— Lawrence Lessig
Context: Here's a simple copyright lesson: Law regulates copies. What's that mean? Well, before the Internet, think of this as a world of all possible uses of a copyrighted work. Most of them are unregulated. Talking about fair use, this is not fair use; this is unregulated use. To read is not a fair use; it's an unregulated use. To give it to someone is not a fair use; it's unregulated. To sell it, to sleep on top of it, to do any of these things with this text is unregulated. Now, in the center of this unregulated use, there is a small bit of stuff regulated by the copyright law; for example, publishing the book — that's regulated. And then within this small range of things regulated by copyright law, there's this tiny band before the Internet of stuff we call fair use: Uses that otherwise would be regulated but that the law says you can engage in without the permission of anybody else. For example, quoting a text in another text — that's a copy, but it's a still fair use. That means the world was divided into three camps, not two: Unregulated uses, regulated uses that were fair use, and the quintessential copyright world. Three categories.
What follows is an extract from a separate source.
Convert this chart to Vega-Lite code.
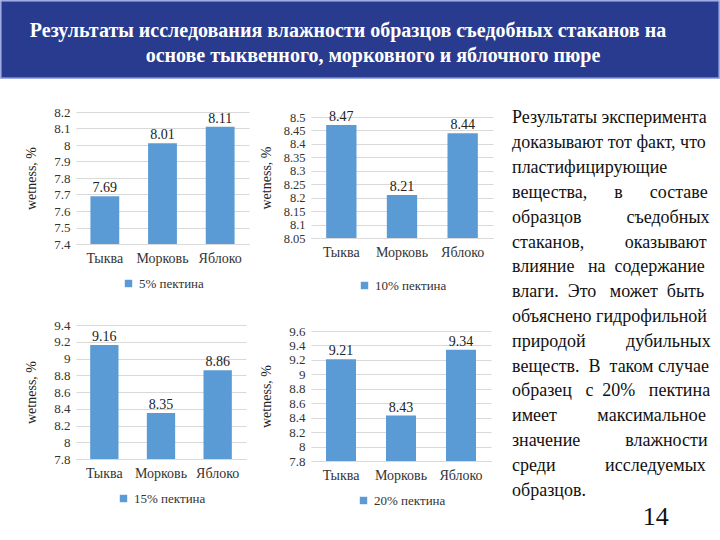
{
  "$schema": "https://vega.github.io/schema/vega-lite/v6.json",
  "padding": 0,
  "background": "white",
  "spacing": 27,
  "config": {
    "font": "Liberation Serif",
    "view": {"stroke": null},
    "axisX": {"labelFontSize": 14, "labelColor": "#333333", "labelPadding": 7, "labelAngle": 0, "ticks": false, "domain": true, "domainColor": "#d9d9d9", "grid": false, "title": null},
    "axisY": {"labelFontSize": 13, "labelColor": "#333333", "labelPadding": 6, "ticks": false, "domain": false, "gridColor": "#d9d9d9", "minExtent": 30, "maxExtent": 30, "titlePadding": 8, "titleFontSize": 14, "titleFontWeight": "normal", "titleColor": "#222222", "format": "~g"},
    "legend": {"title": null, "orient": "bottom", "symbolType": "square", "symbolSize": 55, "labelFontSize": 13, "labelColor": "#333333", "offset": 12, "symbolStrokeWidth": 0, "layout": {"bottom": {"anchor": "middle"}}},
    "text": {"font": "Liberation Serif"}
  },
  "vconcat": [
    {
      "width": 718,
      "height": 77,
      "view": {"fill": "#283b8e", "stroke": "#7d92d8", "strokeWidth": 1.5},
      "data": {"values": [
        {"line": 1, "text": "Результаты исследования влажности образцов  съедобных стаканов на"},
        {"line": 2, "text": "основе тыквенного, морковного и яблочного пюре"}
      ]},
      "encoding": {
        "y": {"field": "line", "type": "ordinal", "scale": {"type": "point", "domain": [1, 2], "padding": 1.04, "align": 0.577}, "axis": null},
        "text": {"field": "text", "type": "nominal"}
      },
      "layer": [
        {"transform": [{"filter": "datum.line == 1"}], "mark": {"type": "text", "font": "Liberation Serif", "fontSize": 20, "fontWeight": "bold", "color": "white", "baseline": "middle", "align": "center", "dx": -12}},
        {"transform": [{"filter": "datum.line == 2"}], "mark": {"type": "text", "font": "Liberation Serif", "fontSize": 20, "fontWeight": "bold", "color": "white", "baseline": "middle", "align": "center", "dx": 13}}
      ]
    },
    {
      "spacing": 19,
      "resolve": {"scale": {"x": "independent", "y": "independent", "color": "independent"}, "legend": {"color": "independent"}},
      "hconcat": [
        {"width": 4, "height": 1, "data": {"values": []}, "mark": "rect"},
        {
          "spacing": 10,
          "resolve": {"scale": {"x": "independent", "y": "independent", "color": "independent"}, "legend": {"color": "independent"}},
          "hconcat": [
            {
              "spacing": 28,
              "resolve": {"scale": {"x": "independent", "y": "independent", "color": "independent"}, "legend": {"color": "independent"}},
              "vconcat": [
                {
                  "width": 173, "height": 132,
                  "data": {"values": [
                    {"fruit": "Тыква", "wetness": 7.69, "series": "5% пектина"},
                    {"fruit": "Морковь", "wetness": 8.01, "series": "5% пектина"},
                    {"fruit": "Яблоко", "wetness": 8.11, "series": "5% пектина"}
                  ]},
                  "encoding": {
                    "x": {"field": "fruit", "type": "nominal", "sort": null, "scale": {"paddingInner": 0.5, "paddingOuter": 0.25}},
                    "y": {"field": "wetness", "type": "quantitative", "scale": {"domain": [7.4, 8.2], "zero": false, "nice": false}, "axis": {"values": [7.4, 7.5, 7.6, 7.7, 7.8, 7.9, 8, 8.1, 8.2], "title": "wetness, %"}}
                  },
                  "layer": [
                    {"mark": {"type": "bar", "clip": true}, "encoding": {"color": {"field": "series", "type": "nominal", "scale": {"range": ["#5b9bd5"]}}}},
                    {"mark": {"type": "text", "font": "Liberation Serif", "baseline": "bottom", "dy": -1, "fontSize": 14, "color": "#222222"}, "encoding": {"text": {"field": "wetness", "type": "quantitative", "format": ".2f"}}}
                  ]
                },
                {
                  "width": 170, "height": 134,
                  "data": {"values": [
                    {"fruit": "Тыква", "wetness": 9.16, "series": "15% пектина"},
                    {"fruit": "Морковь", "wetness": 8.35, "series": "15% пектина"},
                    {"fruit": "Яблоко", "wetness": 8.86, "series": "15% пектина"}
                  ]},
                  "encoding": {
                    "x": {"field": "fruit", "type": "nominal", "sort": null, "scale": {"paddingInner": 0.5, "paddingOuter": 0.25}},
                    "y": {"field": "wetness", "type": "quantitative", "scale": {"domain": [7.8, 9.4], "zero": false, "nice": false}, "axis": {"values": [7.8, 8, 8.2, 8.4, 8.6, 8.8, 9, 9.2, 9.4], "title": "wetness, %"}}
                  },
                  "layer": [
                    {"mark": {"type": "bar", "clip": true}, "encoding": {"color": {"field": "series", "type": "nominal", "scale": {"range": ["#5b9bd5"]}}}},
                    {"mark": {"type": "text", "font": "Liberation Serif", "baseline": "bottom", "dy": -1, "fontSize": 14, "color": "#222222"}, "encoding": {"text": {"field": "wetness", "type": "quantitative", "format": ".2f"}}}
                  ]
                }
              ]
            },
            {
              "spacing": -3,
              "resolve": {"scale": {"x": "independent", "y": "independent", "color": "independent"}, "legend": {"color": "independent"}},
              "vconcat": [
                {"width": 1, "height": 1, "data": {"values": []}, "mark": "rect"},
                {
                  "spacing": 32,
                  "resolve": {"scale": {"x": "independent", "y": "independent", "color": "independent"}, "legend": {"color": "independent"}},
                  "vconcat": [
                    {
                      "width": 182, "height": 121,
                      "data": {"values": [
                        {"fruit": "Тыква", "wetness": 8.47, "series": "10% пектина"},
                        {"fruit": "Морковь", "wetness": 8.21, "series": "10% пектина"},
                        {"fruit": "Яблоко", "wetness": 8.44, "series": "10% пектина"}
                      ]},
                      "encoding": {
                        "x": {"field": "fruit", "type": "nominal", "sort": null, "scale": {"paddingInner": 0.5, "paddingOuter": 0.25}},
                        "y": {"field": "wetness", "type": "quantitative", "scale": {"domain": [8.05, 8.5], "zero": false, "nice": false}, "axis": {"values": [8.05, 8.1, 8.15, 8.2, 8.25, 8.3, 8.35, 8.4, 8.45, 8.5], "title": "wetness, %", "labelFontSize": 12.5}}
                      },
                      "layer": [
                        {"mark": {"type": "bar", "clip": true}, "encoding": {"color": {"field": "series", "type": "nominal", "scale": {"range": ["#5b9bd5"]}, "legend": {"offset": 20}}}},
                        {"mark": {"type": "text", "font": "Liberation Serif", "baseline": "bottom", "dy": -1, "fontSize": 14, "color": "#222222"}, "encoding": {"text": {"field": "wetness", "type": "quantitative", "format": ".2f"}}}
                      ]
                    },
                    {
                      "width": 180, "height": 130,
                      "data": {"values": [
                        {"fruit": "Тыква", "wetness": 9.21, "series": "20% пектина"},
                        {"fruit": "Морковь", "wetness": 8.43, "series": "20% пектина"},
                        {"fruit": "Яблоко", "wetness": 9.34, "series": "20% пектина"}
                      ]},
                      "encoding": {
                        "x": {"field": "fruit", "type": "nominal", "sort": null, "scale": {"paddingInner": 0.5, "paddingOuter": 0.25}},
                        "y": {"field": "wetness", "type": "quantitative", "scale": {"domain": [7.8, 9.6], "zero": false, "nice": false}, "axis": {"values": [7.8, 8, 8.2, 8.4, 8.6, 8.8, 9, 9.2, 9.4, 9.6], "title": "wetness, %"}}
                      },
                      "layer": [
                        {"mark": {"type": "bar", "clip": true}, "encoding": {"color": {"field": "series", "type": "nominal", "scale": {"range": ["#5b9bd5"]}}}},
                        {"mark": {"type": "text", "font": "Liberation Serif", "baseline": "bottom", "dy": -1, "fontSize": 14, "color": "#222222"}, "encoding": {"text": {"field": "wetness", "type": "quantitative", "format": ".2f"}}}
                      ]
                    }
                  ]
                }
              ]
            }
          ]
        },
        {
          "width": 197,
          "height": 422,
          "layer": [
            {
              "data": {"values": [
                {"line": 1, "text": "Результаты эксперимента"},
                {"line": 2, "text": "доказывают тот факт, что"},
                {"line": 3, "text": "пластифицирующие"},
                {"line": 4, "text": "вещества,\u00a0\u00a0\u00a0\u00a0\u00a0\u00a0в\u00a0\u00a0\u00a0\u00a0\u00a0\u00a0составе"},
                {"line": 5, "text": "образцов\u00a0\u00a0\u00a0\u00a0\u00a0\u00a0\u00a0\u00a0\u00a0\u00a0съедобных"},
                {"line": 6, "text": "стаканов,\u00a0\u00a0\u00a0\u00a0\u00a0\u00a0\u00a0\u00a0\u00a0оказывают"},
                {"line": 7, "text": "влияние\u00a0\u00a0\u00a0на\u00a0\u00a0содержание"},
                {"line": 8, "text": "влаги.\u00a0\u00a0Это\u00a0\u00a0\u00a0может\u00a0\u00a0быть"},
                {"line": 9, "text": "объяснено гидрофильной"},
                {"line": 10, "text": "природой\u00a0\u00a0\u00a0\u00a0\u00a0\u00a0\u00a0\u00a0\u00a0дубильных"},
                {"line": 11, "text": "веществ.\u00a0\u00a0В\u00a0\u00a0таком случае"},
                {"line": 12, "text": "образец\u00a0\u00a0\u00a0с\u00a0\u00a020%\u00a0\u00a0\u00a0пектина"},
                {"line": 13, "text": "имеет\u00a0\u00a0\u00a0\u00a0\u00a0\u00a0\u00a0\u00a0\u00a0максимальное"},
                {"line": 14, "text": "значение\u00a0\u00a0\u00a0\u00a0\u00a0\u00a0\u00a0\u00a0\u00a0\u00a0влажности"},
                {"line": 15, "text": "среди\u00a0\u00a0\u00a0\u00a0\u00a0\u00a0\u00a0\u00a0\u00a0\u00a0\u00a0исследуемых"},
                {"line": 16, "text": "образцов."}
              ]},
              "mark": {"type": "text", "font": "Liberation Serif", "align": "left", "baseline": "middle", "fontSize": 18, "color": "#111111", "dy": -6, "dx": -2},
              "encoding": {
                "x": {"datum": 0, "type": "quantitative", "scale": {"domain": [0, 1]}, "axis": null},
                "y": {"field": "line", "type": "ordinal", "scale": {"type": "point", "domain": [1, 2, 3, 4, 5, 6, 7, 8, 9, 10, 11, 12, 13, 14, 15, 16, 17], "padding": 0.5}, "axis": null},
                "text": {"field": "text", "type": "nominal"}
              }
            },
            {
              "data": {"values": [{"line": 17, "text": "14"}]},
              "mark": {"type": "text", "font": "Liberation Serif", "align": "center", "baseline": "middle", "fontSize": 26, "dy": -5, "color": "#111111"},
              "encoding": {
                "x": {"datum": 0.72, "type": "quantitative", "scale": {"domain": [0, 1]}, "axis": null},
                "y": {"field": "line", "type": "ordinal", "scale": {"type": "point", "domain": [1, 2, 3, 4, 5, 6, 7, 8, 9, 10, 11, 12, 13, 14, 15, 16, 17], "padding": 0.5}, "axis": null},
                "text": {"field": "text", "type": "nominal"}
              }
            }
          ]
        }
      ]
    }
  ]
}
Enter the Internet. Every act is a copy, which means all of these unregulated uses disappear. Presumptively, everything you do on your machine on the network is a regulated use. And now it forces us into this tiny little category of arguing about, "What about the fair uses? What about the fair uses?" I will say the word: To hell with the fair uses. What about the unregulated uses we had of culture before this massive expansion of control?